Sen. Patrick Leahy announced on Wednesday that 1,111 Vermont employees will be impacted by this furlough. I'm told about 400 of those are in St Albans.

While we are not currently sure how the furloughed employees were selected, we do know that these are good-paying jobs for the area.

There is concern these furloughs will impact the local economy as many USCIS employees come from other areas in Vermont to work here.

"We had warning that something like this might be coming down if they did not get any additional funding, but it still, the number is a shock-- 1,100 is what I'm hearing right now, and that is a significant impact to not only St. Albans City and Town but the entire county and region. Between this and the dairy economy it's going to be a tough go in the county," St. Albans City Mayor Tim Smith said.

These furloughs go into effect Aug. 3 and there is no specified length of time that they will last.

"They have been told even though they are doing their work loyally and effectively, after August 3rd they can no longer do their job they'll no longer receive a paycheck," said Leahy, D-Vermont.

Leahy is urging the Senate to begin negotiations on another COVID-19 relief bill that would provide money to cover the shortfall.

Danielle Spooner, the president of the union that represents all USCIS employees, was furloughed herself.

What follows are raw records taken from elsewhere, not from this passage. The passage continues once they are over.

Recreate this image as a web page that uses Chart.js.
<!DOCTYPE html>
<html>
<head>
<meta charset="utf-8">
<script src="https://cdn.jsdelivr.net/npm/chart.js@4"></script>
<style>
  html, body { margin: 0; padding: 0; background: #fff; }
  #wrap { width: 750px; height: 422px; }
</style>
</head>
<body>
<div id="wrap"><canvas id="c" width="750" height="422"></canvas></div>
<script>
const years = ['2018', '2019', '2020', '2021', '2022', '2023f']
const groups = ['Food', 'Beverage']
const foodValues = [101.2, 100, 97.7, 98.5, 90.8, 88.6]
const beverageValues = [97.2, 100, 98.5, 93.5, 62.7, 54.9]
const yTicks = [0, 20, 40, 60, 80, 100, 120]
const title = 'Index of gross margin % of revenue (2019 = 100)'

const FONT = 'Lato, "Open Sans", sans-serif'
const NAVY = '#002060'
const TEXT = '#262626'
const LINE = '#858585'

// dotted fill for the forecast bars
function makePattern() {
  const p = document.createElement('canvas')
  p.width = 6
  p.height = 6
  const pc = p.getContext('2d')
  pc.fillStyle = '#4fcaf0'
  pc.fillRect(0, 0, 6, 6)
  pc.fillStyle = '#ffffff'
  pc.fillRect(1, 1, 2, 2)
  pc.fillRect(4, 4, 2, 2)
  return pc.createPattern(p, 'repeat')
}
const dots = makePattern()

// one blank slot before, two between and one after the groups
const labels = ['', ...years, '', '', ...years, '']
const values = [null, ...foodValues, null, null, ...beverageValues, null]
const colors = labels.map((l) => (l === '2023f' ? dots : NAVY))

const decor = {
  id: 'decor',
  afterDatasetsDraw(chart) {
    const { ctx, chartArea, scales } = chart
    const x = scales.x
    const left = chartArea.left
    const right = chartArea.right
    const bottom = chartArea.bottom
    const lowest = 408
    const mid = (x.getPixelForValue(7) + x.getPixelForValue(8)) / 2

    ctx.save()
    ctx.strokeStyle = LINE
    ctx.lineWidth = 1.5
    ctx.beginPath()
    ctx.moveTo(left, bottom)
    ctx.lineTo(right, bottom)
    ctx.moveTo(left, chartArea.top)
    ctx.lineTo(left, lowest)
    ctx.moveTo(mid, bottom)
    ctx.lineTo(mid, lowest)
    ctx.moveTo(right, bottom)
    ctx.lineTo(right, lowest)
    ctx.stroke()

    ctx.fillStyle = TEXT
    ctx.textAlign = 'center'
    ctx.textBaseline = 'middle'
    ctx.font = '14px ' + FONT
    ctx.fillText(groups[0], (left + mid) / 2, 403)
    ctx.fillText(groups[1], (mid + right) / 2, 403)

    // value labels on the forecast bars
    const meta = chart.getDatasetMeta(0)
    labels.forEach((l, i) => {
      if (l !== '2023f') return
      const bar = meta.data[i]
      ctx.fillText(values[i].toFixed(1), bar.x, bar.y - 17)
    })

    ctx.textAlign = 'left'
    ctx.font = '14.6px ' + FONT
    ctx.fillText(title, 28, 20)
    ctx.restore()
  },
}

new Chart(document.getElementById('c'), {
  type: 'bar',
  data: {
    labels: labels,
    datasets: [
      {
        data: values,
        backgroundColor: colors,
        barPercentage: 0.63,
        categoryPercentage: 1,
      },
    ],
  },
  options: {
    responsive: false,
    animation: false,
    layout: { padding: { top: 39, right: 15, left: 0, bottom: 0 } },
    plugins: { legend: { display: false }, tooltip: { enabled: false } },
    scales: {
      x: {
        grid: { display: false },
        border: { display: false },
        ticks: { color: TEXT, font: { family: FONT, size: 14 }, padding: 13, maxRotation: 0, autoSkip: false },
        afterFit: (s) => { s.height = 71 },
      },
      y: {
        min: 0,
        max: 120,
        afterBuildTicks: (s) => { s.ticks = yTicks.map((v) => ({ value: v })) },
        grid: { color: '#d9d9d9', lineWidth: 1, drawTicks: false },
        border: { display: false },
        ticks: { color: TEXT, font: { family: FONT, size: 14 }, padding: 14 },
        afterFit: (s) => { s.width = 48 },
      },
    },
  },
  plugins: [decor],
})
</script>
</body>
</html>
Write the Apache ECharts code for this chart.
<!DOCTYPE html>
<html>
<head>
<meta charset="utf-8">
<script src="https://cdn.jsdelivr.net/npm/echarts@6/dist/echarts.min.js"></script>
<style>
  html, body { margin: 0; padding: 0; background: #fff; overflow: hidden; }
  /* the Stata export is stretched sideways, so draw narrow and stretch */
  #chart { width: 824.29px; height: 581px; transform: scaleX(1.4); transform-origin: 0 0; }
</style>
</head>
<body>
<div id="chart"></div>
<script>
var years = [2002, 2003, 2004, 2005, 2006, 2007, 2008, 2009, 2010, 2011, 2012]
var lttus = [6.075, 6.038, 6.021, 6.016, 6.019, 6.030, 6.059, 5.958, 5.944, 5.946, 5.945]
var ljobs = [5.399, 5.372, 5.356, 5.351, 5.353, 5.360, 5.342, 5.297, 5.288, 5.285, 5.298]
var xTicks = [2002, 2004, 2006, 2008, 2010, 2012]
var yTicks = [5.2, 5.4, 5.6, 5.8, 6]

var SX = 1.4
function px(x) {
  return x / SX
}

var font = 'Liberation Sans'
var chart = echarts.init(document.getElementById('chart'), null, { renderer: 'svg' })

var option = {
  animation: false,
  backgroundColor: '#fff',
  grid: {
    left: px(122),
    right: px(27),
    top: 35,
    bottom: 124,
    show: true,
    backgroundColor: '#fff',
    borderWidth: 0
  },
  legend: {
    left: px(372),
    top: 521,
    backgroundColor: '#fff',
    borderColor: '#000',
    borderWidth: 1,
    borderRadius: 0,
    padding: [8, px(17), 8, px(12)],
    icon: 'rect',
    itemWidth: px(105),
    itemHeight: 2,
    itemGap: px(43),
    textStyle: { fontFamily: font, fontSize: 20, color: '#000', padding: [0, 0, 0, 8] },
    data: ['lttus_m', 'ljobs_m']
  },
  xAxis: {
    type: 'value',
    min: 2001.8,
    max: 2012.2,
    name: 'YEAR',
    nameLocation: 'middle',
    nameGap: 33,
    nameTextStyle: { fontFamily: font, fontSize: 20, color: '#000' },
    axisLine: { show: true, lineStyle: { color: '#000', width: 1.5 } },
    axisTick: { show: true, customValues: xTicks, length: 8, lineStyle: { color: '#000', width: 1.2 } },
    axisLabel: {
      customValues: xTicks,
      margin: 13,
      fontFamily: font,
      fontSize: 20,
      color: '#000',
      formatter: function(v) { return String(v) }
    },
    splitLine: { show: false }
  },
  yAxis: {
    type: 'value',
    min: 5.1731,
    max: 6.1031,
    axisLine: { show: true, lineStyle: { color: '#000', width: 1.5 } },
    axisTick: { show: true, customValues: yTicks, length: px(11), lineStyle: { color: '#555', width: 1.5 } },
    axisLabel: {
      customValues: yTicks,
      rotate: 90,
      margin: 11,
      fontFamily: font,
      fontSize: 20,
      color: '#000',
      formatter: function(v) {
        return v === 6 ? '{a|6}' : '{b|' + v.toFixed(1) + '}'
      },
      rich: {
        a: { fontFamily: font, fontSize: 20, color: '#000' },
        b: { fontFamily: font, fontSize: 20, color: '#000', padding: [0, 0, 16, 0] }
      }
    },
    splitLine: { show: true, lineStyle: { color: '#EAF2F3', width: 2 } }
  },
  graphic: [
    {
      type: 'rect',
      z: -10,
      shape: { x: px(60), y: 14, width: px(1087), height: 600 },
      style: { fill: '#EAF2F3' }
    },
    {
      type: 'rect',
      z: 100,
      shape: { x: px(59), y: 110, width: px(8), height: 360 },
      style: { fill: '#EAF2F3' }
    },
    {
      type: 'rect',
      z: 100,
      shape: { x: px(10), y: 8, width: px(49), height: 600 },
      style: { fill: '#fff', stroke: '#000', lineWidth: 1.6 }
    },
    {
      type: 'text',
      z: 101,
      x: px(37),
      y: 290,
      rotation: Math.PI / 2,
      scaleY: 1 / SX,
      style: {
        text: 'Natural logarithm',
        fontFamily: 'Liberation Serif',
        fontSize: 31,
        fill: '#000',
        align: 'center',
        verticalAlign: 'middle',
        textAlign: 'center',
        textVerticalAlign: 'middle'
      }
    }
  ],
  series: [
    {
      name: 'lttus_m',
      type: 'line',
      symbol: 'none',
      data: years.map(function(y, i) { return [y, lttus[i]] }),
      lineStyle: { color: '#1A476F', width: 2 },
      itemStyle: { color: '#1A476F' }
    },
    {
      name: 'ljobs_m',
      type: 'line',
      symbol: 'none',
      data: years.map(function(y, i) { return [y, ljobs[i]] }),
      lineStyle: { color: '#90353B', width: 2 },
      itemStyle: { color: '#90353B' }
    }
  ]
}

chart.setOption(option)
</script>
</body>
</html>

"A lot of these people take jobs in the government for security. Franklin County is very rural, we have people that work from Richford, from Montgomery, Bakersfield and all of those places. It will definitely impact the grocery stores and the coffee shops and things that are just starting to open," Spooner said.

She tells me she's working with Congress and the Senate on bipartisan measures that would try to stop the furloughs.

Vermont Gov. Phil Scott said Wednesday he was unaware of the size of the furlough in St. Albans but said it would be another blow to the state's economy.